-- Start --
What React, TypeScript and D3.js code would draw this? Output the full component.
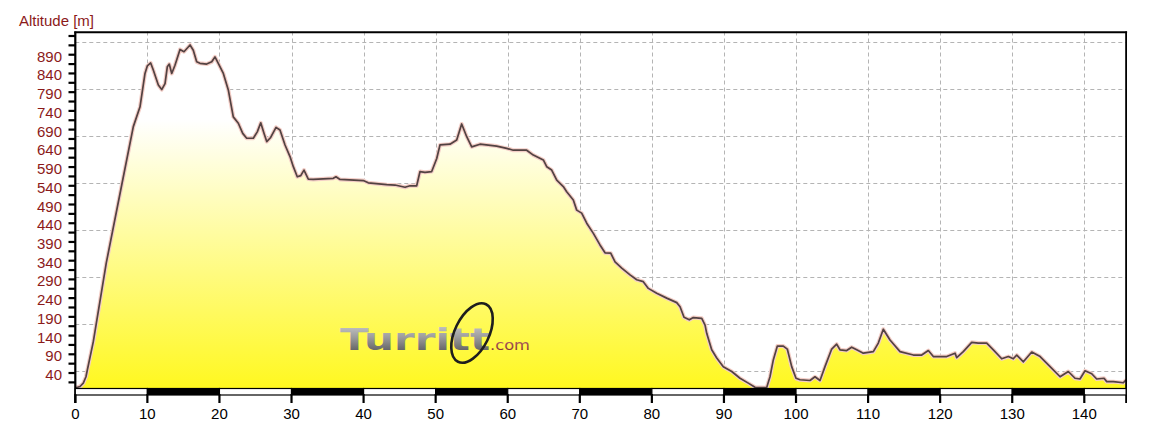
import React from 'react';
import * as d3 from 'd3';

// Distance along the route (km)
const distanceKm = [
  0, 0.65, 1.11, 1.48, 1.67, 2.5, 4.3, 6.44, 8.05, 8.98,
  9.67, 9.99, 10.46, 10.82, 11.52, 11.99, 12.45, 12.77, 13.04, 13.38,
  13.83, 14.53, 15.08, 15.92, 16.37, 16.84, 17.3, 18.23, 18.93, 19.38,
  19.84, 20.54, 21.23, 21.92, 22.62, 23.23, 23.78, 24.7, 25.25, 25.73,
  26.18, 26.56, 27.11, 27.85, 28.4, 29.1, 29.79, 30.25, 30.8, 31.28,
  31.73, 32.33, 33.02, 35.8, 36.17, 36.73, 39.96, 40.65, 43.21, 44.36,
  45.75, 46.44, 47.37, 47.83, 48.52, 49.45, 50.15, 50.6, 51.99, 52.92,
  53.61, 54.31, 55.0, 56.15, 58.47, 59.86, 60.77, 62.63, 63.55, 64.94,
  65.41, 66.1, 66.8, 67.71, 68.18, 69.1, 69.57, 70.26, 70.96, 71.88,
  72.8, 73.5, 74.29, 74.89, 75.82, 76.97, 77.9, 78.81, 79.51, 80.67,
  82.06, 83.45, 83.91, 84.46, 85.2, 85.75, 86.92, 87.38, 87.61, 88.3,
  89.0, 89.91, 91.08, 92.23, 93.38, 94.31, 95.93, 96.39, 96.85, 97.41,
  98.24, 98.79, 99.4, 100.0, 100.56, 101.94, 102.63, 103.33, 104.02, 104.95,
  105.64, 106.1, 107.03, 107.72, 108.42, 109.34, 110.73, 111.42, 112.11, 113.04,
  114.43, 116.28, 117.44, 118.36, 119.05, 120.91, 122.06, 122.3, 123.21, 124.38,
  125.3, 126.46, 127.38, 128.54, 129.46, 130.15, 130.63, 131.55, 132.71, 133.87,
  135.25, 136.64, 137.78, 138.71, 139.4, 140.1, 141.03, 141.72, 142.74, 143.11,
  144.03, 145.42, 145.8,
];

// Altitude (m)
const altitudeM = [
  0, 4, 13, 30, 48, 124, 334, 542, 698, 751,
  840, 860, 868, 849, 809, 797, 813, 858, 865, 840,
  862, 904, 898, 916, 902, 871, 867, 865, 871, 884,
  867, 840, 796, 724, 707, 680, 667, 667, 684, 708,
  680, 658, 669, 696, 689, 649, 618, 591, 564, 567,
  582, 558, 557, 560, 564, 557, 554, 548, 543, 542,
  536, 540, 540, 578, 576, 578, 613, 649, 651, 662,
  705, 671, 644, 651, 646, 640, 635, 635, 622, 609,
  591, 582, 555, 538, 524, 502, 475, 467, 440, 413,
  382, 361, 360, 337, 320, 302, 289, 284, 266, 253,
  240, 228, 217, 189, 182, 188, 186, 168, 146, 102,
  80, 57, 44, 26, 13, 2, 1, 30, 75, 112,
  112, 104, 57, 26, 22, 20, 30, 20, 57, 104,
  117, 102, 100, 109, 102, 93, 97, 120, 157, 128,
  97, 88, 88, 100, 84, 84, 93, 81, 97, 122,
  120, 120, 102, 78, 84, 78, 88, 70, 96, 84,
  57, 30, 44, 26, 24, 46, 38, 24, 26, 17,
  17, 14, 22,
];

const xDomainKm = [0, 145.8];
const yDomainM = [0, 952];
const xTickLabels = [0, 10, 20, 30, 40, 50, 60, 70, 80, 90, 100, 110, 120, 130, 140];
const yTickLabels = [40, 90, 140, 190, 240, 290, 340, 390, 440, 490, 540, 590, 640, 690, 740, 790, 840, 890];
const yMinorTicks = [15, 40, 65, 90, 115, 140, 165, 190, 215, 240, 265, 290, 315, 340, 365, 390, 415, 440, 465, 490, 515, 540, 565, 590, 615, 640, 665, 690, 715, 740, 765, 790, 815, 840, 865, 890, 915, 940];
const hGridM = [46, 171, 297, 422, 548, 673, 799, 924];
const vGridKm = [10, 20, 30, 40, 50, 60, 70, 80, 90, 100, 110, 120, 130, 140];
const scaleBarSegmentsKm = [0, 10, 20, 30, 40, 50, 60, 70, 80, 90, 100, 110, 120, 130, 140];

const FONT = '"Liberation Sans", Arial, sans-serif';
const RED = '#8b1a1a';

export default function App() {
  const left = 75.3;
  const right = 1126.1;
  const top = 31.5;
  const bottom = 388;

  const x = d3.scaleLinear().domain(xDomainKm).range([left, right]);
  const y = d3.scaleLinear().domain(yDomainM).range([bottom, top]);

  const pts: [number, number][] = distanceKm.map((d, i) => [d, altitudeM[i]]);
  const area = d3
    .area<[number, number]>()
    .x((d) => x(d[0]))
    .y0(bottom)
    .y1((d) => y(d[1]));
  const line = d3
    .line<[number, number]>()
    .x((d) => x(d[0]))
    .y((d) => y(d[1]));

  return (
    <svg
      width={1150}
      height={435}
      style={{ position: 'absolute', left: 0, top: 0, background: '#fff' }}
    >
      <defs>
        <linearGradient id="fillGrad" gradientUnits="userSpaceOnUse" x1={0} y1={120} x2={0} y2={bottom}>
          <stop offset="0" stopColor="#ffffff" />
          <stop offset="1" stopColor="#fff820" />
        </linearGradient>
        <linearGradient id="logoGrad" x1="0" y1="0" x2="0" y2="1">
          <stop offset="0" stopColor="#d0d0d0" />
          <stop offset="0.45" stopColor="#9a9a9a" />
          <stop offset="1" stopColor="#4a4a4a" />
        </linearGradient>
        <linearGradient id="comGrad" x1="0" y1="0" x2="0" y2="1">
          <stop offset="0" stopColor="#c07070" />
          <stop offset="1" stopColor="#7a2a2a" />
        </linearGradient>
      </defs>

      {/* grid */}
      <g stroke="#b4b4b4" strokeWidth={1} strokeDasharray="4 3">
        {hGridM.map((v) => (
          <line key={'h' + v} x1={left} x2={right} y1={Math.round(y(v)) + 0.5} y2={Math.round(y(v)) + 0.5} />
        ))}
        {vGridKm.map((v) => (
          <line key={'v' + v} x1={Math.round(x(v)) + 0.5} x2={Math.round(x(v)) + 0.5} y1={top} y2={bottom} />
        ))}
      </g>

      {/* profile */}
      <path d={area(pts) || ''} fill="url(#fillGrad)" />
      <path d={line(pts) || ''} fill="none" stroke="#f3cdc6" strokeWidth={4} strokeLinejoin="round" />
      <path d={line(pts) || ''} fill="none" stroke="#524242" strokeWidth={1.7} strokeLinejoin="round" />

      {/* watermark */}
      <g>
        <text
          x={340}
          y={350}
          fontFamily='"DejaVu Sans", sans-serif'
          fontWeight="bold"
          fontSize={30}
          textLength={150}
          lengthAdjust="spacingAndGlyphs"
          fill="url(#logoGrad)"
        >
          Turritt
        </text>
        <ellipse
          cx={472}
          cy={333}
          rx={17}
          ry={32}
          fill="none"
          stroke="#1e1e1e"
          strokeWidth={2.6}
          transform="rotate(26 472 333)"
        />
        <text
          x={490}
          y={350}
          fontFamily='"DejaVu Sans", sans-serif'
          fontSize={14}
          textLength={40}
          lengthAdjust="spacingAndGlyphs"
          fill="url(#comGrad)"
        >
          .com
        </text>
      </g>

      {/* frame */}
      <line x1={left - 1} x2={right + 1} y1={32.3} y2={32.3} stroke="#000" strokeWidth={2} />
      <line x1={right} x2={right} y1={31.5} y2={403} stroke="#000" strokeWidth={1.8} />
      <line x1={left} x2={left} y1={31.5} y2={403} stroke="#000" strokeWidth={2.2} />

      {/* y ticks */}
      <g stroke="#000" strokeWidth={2.2}>
        {yMinorTicks.map((v) => (
          <line key={'t' + v} x1={68.5} x2={left} y1={y(v)} y2={y(v)} />
        ))}
      </g>
      <g fontFamily={FONT} fontSize={15} fill={RED} textAnchor="end">
        {yTickLabels.map((v) => (
          <text key={'l' + v} x={62} y={y(v) + 7}>
            {v}
          </text>
        ))}
      </g>
      <text x={19} y={26} fontFamily={FONT} fontSize={15} fill={RED}>
        Altitude [m]
      </text>

      {/* x scale bar */}
      {scaleBarSegmentsKm.map((k) => {
        const x0 = x(k);
        const x1 = x(Math.min(k + 10, xDomainKm[1]));
        const black = (k / 10) % 2 === 1;
        return (
          <rect
            key={'s' + k}
            x={x0}
            y={388.5}
            width={x1 - x0}
            height={6.5}
            fill={black ? '#000' : '#fff'}
            stroke="#000"
            strokeWidth={1.2}
          />
        );
      })}
      <g stroke="#000" strokeWidth={2.2}>
        {xTickLabels.map((v) => (
          <line key={'xt' + v} x1={x(v)} x2={x(v)} y1={394} y2={403} />
        ))}
      </g>
      <g fontFamily={FONT} fontSize={15} fill="#000" textAnchor="middle">
        {xTickLabels.map((v) => (
          <text key={'xl' + v} x={x(v)} y={419}>
            {v}
          </text>
        ))}
      </g>
    </svg>
  );
}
-- End --
Starting at the top of the listing above, reproduce each line up to and including the one with "import * as d3 from 'd3';"; omit the pictures.

What React, TypeScript and D3.js code would draw this? Output the full component.
import React from 'react';
import * as d3 from 'd3';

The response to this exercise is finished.